MCLC: more hugs please

Denton, Kirk denton.2 at osu.edu
Thu May 8 09:58:37 EDT 2014


MCLC LIST
From: kirk (denton.2 at osu.edu)
Subject: more hugs please
***********************************************************

Source: Sinosphere blog, NYT (5/7/14):
http://sinosphere.blogs.nytimes.com/2014/05/07/more-hugs-please-were-chines
e/

More Hugs Please, We’re Chinese
By DIDI KIRSTEN TATLOW

Of all the changes to sweep China since the death of Mao Zedong in 1976 —
stock markets, private cars, fashion — one thing seemed not to have
changed: No hugging. Chinese were physically reserved.

That’s changing now.

Recently, it seems like everyone is hugging. Friends are hugging. Family
members are hugging. In hugging between Chinese and non-Chinese, it was
non-Chinese who once foisted physical affection on the Chinese. Today it
may be a Chinese initiating contact. The tables are turning.

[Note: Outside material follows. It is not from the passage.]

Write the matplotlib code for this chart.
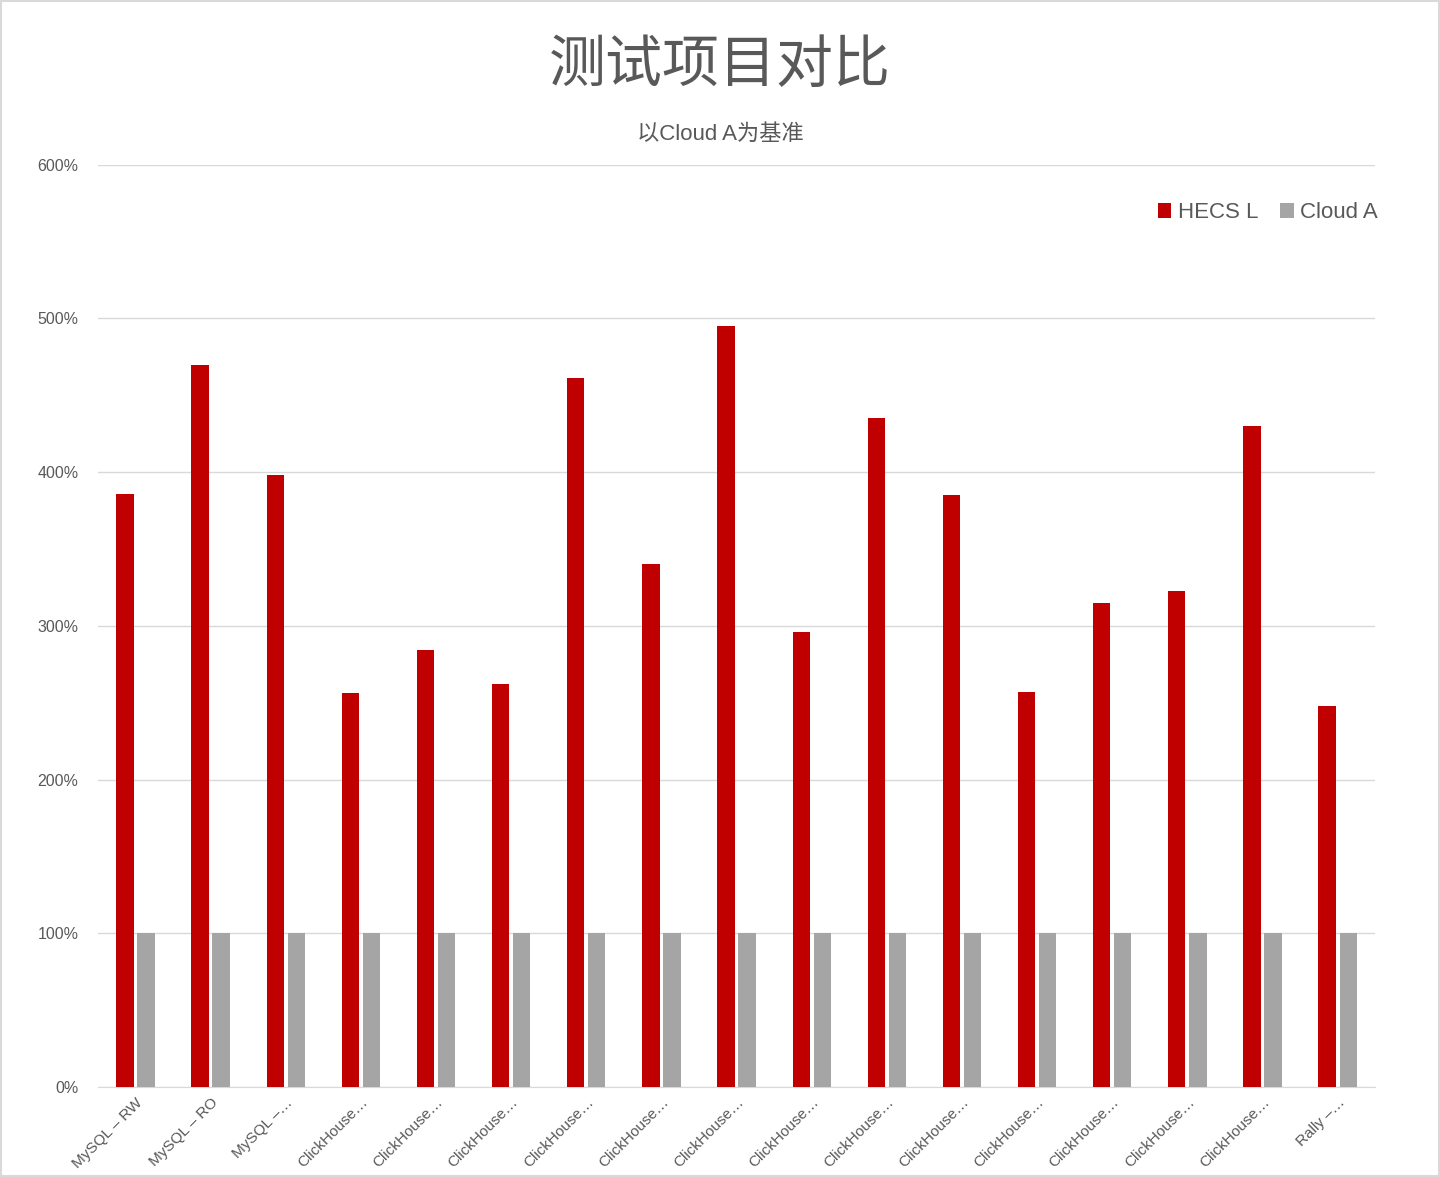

My children’s Chinese piano teacher hugged my Irish mother-in-law the
first time she met her, last year. My mother-in-law was moved, but the
Irish, like the English, aren’t really known for overt displays of
physical affection, and the surprise was written on her face.

Teachers are joining in. In Nanjing, the Liuhe District Experimental
Elementary School began a class in emotional intelligence last fall,
concerned that children lacked it and would thus be held back in the
world, the newspaper Modern Express reported.

The third graders’ homework: Hug your parents tonight. Sixty schools in
the district now have emotional intelligence classes, the newspaper said.

Most friends I’ve asked say the change is due to exposure to the West,
especially huggy North America. But other Asian nations — even formal
Japan — may also be involved, according to a recent article in China Daily
headlined "Students Use Hugs to Ease Tensions"
<http://www.chinadailyasia.com/news/2014-04/17/content_15130914.html>. It
described "hugging activities" between a group of Japanese studying in
Beijing and Chinese passers-by, in which the students hugged about 200
Chinese in an effort to warm feelings between people of the two nations
sparring over territory in the East China Sea.

The initiator, Watanabe Kohei, said, "The Chinese were a bit shy in giving
hugs," but friendly.

Not everyone is joining in. Hugging is still not appropriate in a
professional context — unless everyone is drunk. The website eDiplomat
<http://www.ediplomat.com/np/cultural_etiquette/ce_cn.htm> is probably
right to advise foreign diplomats not to hug their Chinese counterparts.
"The Chinese dislike being touched by strangers," it warns. "Do not touch,
hug, lock arms, back slap or make any body contact."

In a post titled "Why We Chinese Don’t Hug," the blogger Zhuhai Ah Long
attributed <http://blog.sina.com.cn/s/blog_470cfc750100guyv.html> the
reluctance to sexual frisson. Hug a member of the opposite sex, and, "What
if ripples start undulating in the girl’s heart?" Plus, he said, Chinese
prefer quality to quantity.

"We want each time that members of the opposite sex touch to be a thrill,"
he wrote. "If we’re hugging all day long, hugging people who shouldn’t be
hugged, then the thrill will evaporate, and that’s just a waste."

In 2003, Lu Ming, a Chinese author based in the United States, wrote a
book titled "Chinese Lack Hugs."

"Back then people really hugged very little, even in families," he wrote
in an email. "I cannot remember being hugged by my father and mother."

"That’s changed now, and I think it’s good," he said. "We can use body
culture to overcome Chinese people’s tradition of reserve. Limbs are also
a language and a form of contact. A sincere hug makes people feel warm and
comforts them."

Mr. Lu attributes the change to increasing international contact, the
media, Chinese living overseas and reading foreign literature. He made a
point of hugging his mother and sisters when he visited China.

"When my mother was still living and in good health, I would hug her, and
she was very moved. And my sisters would say, ‘You are already
Westernized,’ but they liked it. Life is very short, and you don’t know
when you will see someone again."

Arriving in Berlin from China recently, I watched as two generations of
Chinese hugged at the airport, a younger couple greeting an older couple
who had been on my flight.

The older couple appeared to be the young woman’s parents. Mother and
daughter hugged. That wasn’t too surprising. Women are huggier than men,
everywhere. But then the young man stepped up to the older man and hugged
him. And the older man hugged him back, stiffly, but smiling.